Para Lockhart, en cuestiones de orden eclesial, el fiscal tenía una autoridad similar a la del gobernador, pero en la jerarquía del altépetl se encontraba por debajo de éste; sin embargo, Gómez García asienta que para la región Puebla-Tlaxcala, se ocupó de tareas que recaían tanto en el ámbito eclesiástico como en el civil; esto último lo llevó a gozar de un lugar en el cabildo indígena y, por lo tanto, contaba con poder dentro de la esfera cultual y en la administración pública. Incluso, al ser considerado «ministro eclesiástico», las autoridades políticas españolas, como el corregidor y el alcalde mayor, no tenían competencia alguna en sus actividades, lo que originó una gran autonomía del cargo.34

Si en principio, la fiscalía había sido creada para ayudar en las labores de adoctrinamiento y vigilancia, posteriormente, también recayó entre sus funciones realizar tareas administrativas tocantes al culto: adquisición del ajuar y cuidado del templo, desembolso de efectivo para sufragar materiales y servicios durante la fiesta del santo patrón y supervisión de las actividades de los indios que estaban al servicio del clero en los claustros y casas curiales. Todas estas responsabilidades requerían de dinero para ser solventadas, por tanto, los fiscales contaban con capitales y terrenos llamados bienes de propios —caudales comunales que podían ser administrados o arrendados—. Dentro de sus atribuciones en el ámbito civil tenía la facultad de rubricar sentencias en causas criminales, actuar como notario o, a falta de gobernador, se convertía en portavoz de la comunidad, etcétera.35

En los últimos años del siglo XVI, el fiscal adquirió importancia como funcionario, por lo que muchas iglesias consagradas, incluso las de menor rango, contaban con uno de estos personajes. Por ejemplo, llegó a tener tanto peso en la comunidad, que, para solventar alguna misa o misas incluidas en un testamento, se vendía alguna propiedad del difunto y era este funcionario quien recogía el metálico y se encargaba del «aspecto corporativo de las ceremonias fúnebres».36 En ésta y otras labores era auxiliado por dos funcionarios bien identificados: el alguacil y el escribano.37

No obstante, existen ejemplos de la malversación de los fondos testamentarios por parte del fiscal y de sus ayudantes.38 Además, debido a su capacidad de acción dentro de templos y conventos, el cargo le permitió, no sólo exigir dinero y maltratar a los miembros del altépetl, entre otros excesos, sino también a los propios servidores de la iglesia.39 A pesar de lo anterior, la fiscalía siguió funcionando hasta finales del periodo novohispano.40

El elevado número de indios al servicio de los conventos del clero regular y las casas curales del clero secular fue notorio durante toda la época virreinal;41 uno de los casos más escandalosos fue el exceso de aquellos dedicados a la práctica de la música.42 Estos individuos obtuvieron tanta influencia dentro de su comunidad, como se observa en la labor del fiscal, que en muchos altepeme donde la presencia de los frailes o curas era nula, fueron ellos los verdaderos patrones de los templos. Aún en los centros religiosos donde había una presencia bien establecida del clero, su importancia fue clara.

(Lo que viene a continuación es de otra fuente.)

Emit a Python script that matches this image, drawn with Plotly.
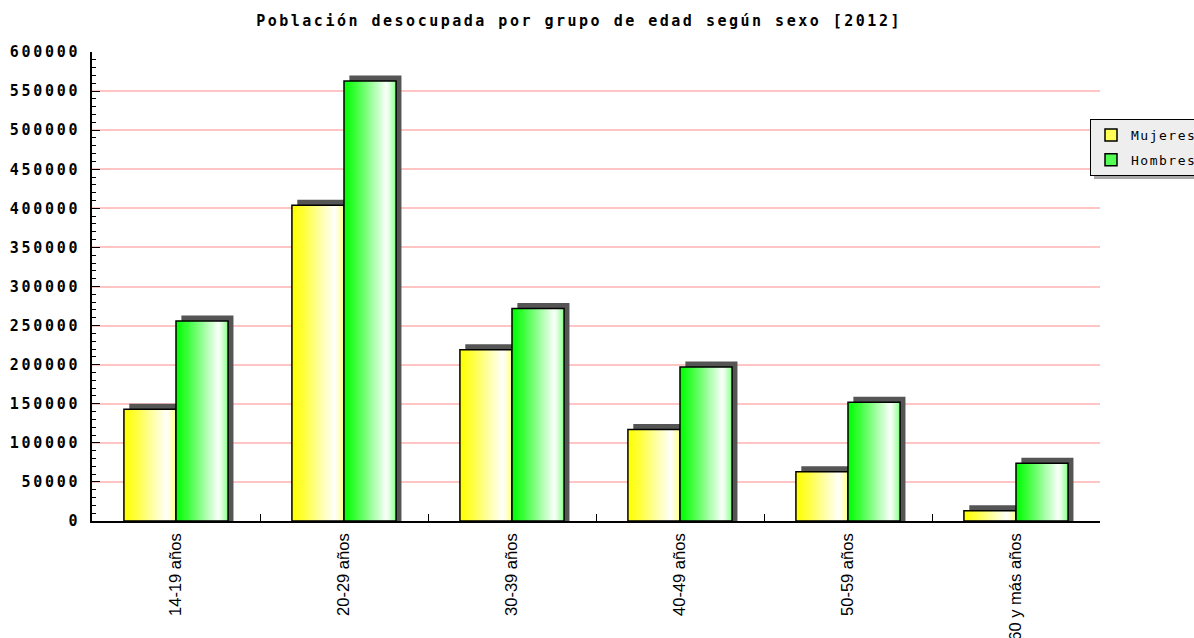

Los registros de los monasterios españoles hacen hincapié en el alto grado en que los frailes dependían de los funcionarios indígenas que en algunos casos mantenían sus propias cuentas, custodiaban todos los fondos de la iglesia incluyendo los que debían gastar los miembros de la orden, convertían en efectivo el ingreso en especie, hacían compras y préstamos y pagaban los salarios.43

Si bien los clérigos ocupaban para su beneficio a muchos indios, éstos aceptaban las tareas porque, de algún modo, obtenían provecho de su condición, aunque no dejaran de ser simples sirvientes. Se han mencionado tres grandes grupos al servicio de las iglesias; cada uno recibió recompensas de distinta índole, sobre todo, aquellos enrolados dentro del primer y segundo grupo. El dedicado a la administración y dirección encontró poder, prestigio e influencia dentro de su comunidad, tal como se ha visto para el caso de la fiscalía. El asignado al servicio dentro de los templos obtuvo exenciones tributarias, liberación de cargas de trabajo y cierto prestigio social entre los miembros del altépetl o subaltépetl, como se verá a lo largo de este trabajo para el caso de los músicos. Estas razones fueron un poderoso aliciente para que los indios «aceptaran» ser oficiales dentro de los recintos cultuales.

Uno de los oficios que fomentaron los frailes con mayor éxito y trascendencia, el cual fue destacado con orgullo en sus crónicas, y que tuvo gran arraigo entre los indios, fue precisamente el de músico, ya que formaba parte de su tradición laboral desde la época prehispánica. El estudio de la estructura interna de las agrupaciones musicales indígenas es primordial para entender su importancia, no sólo dentro del ritual sagrado, sino como parte del sistema de trabajo en la Nueva España y mucho después de la Independencia de México.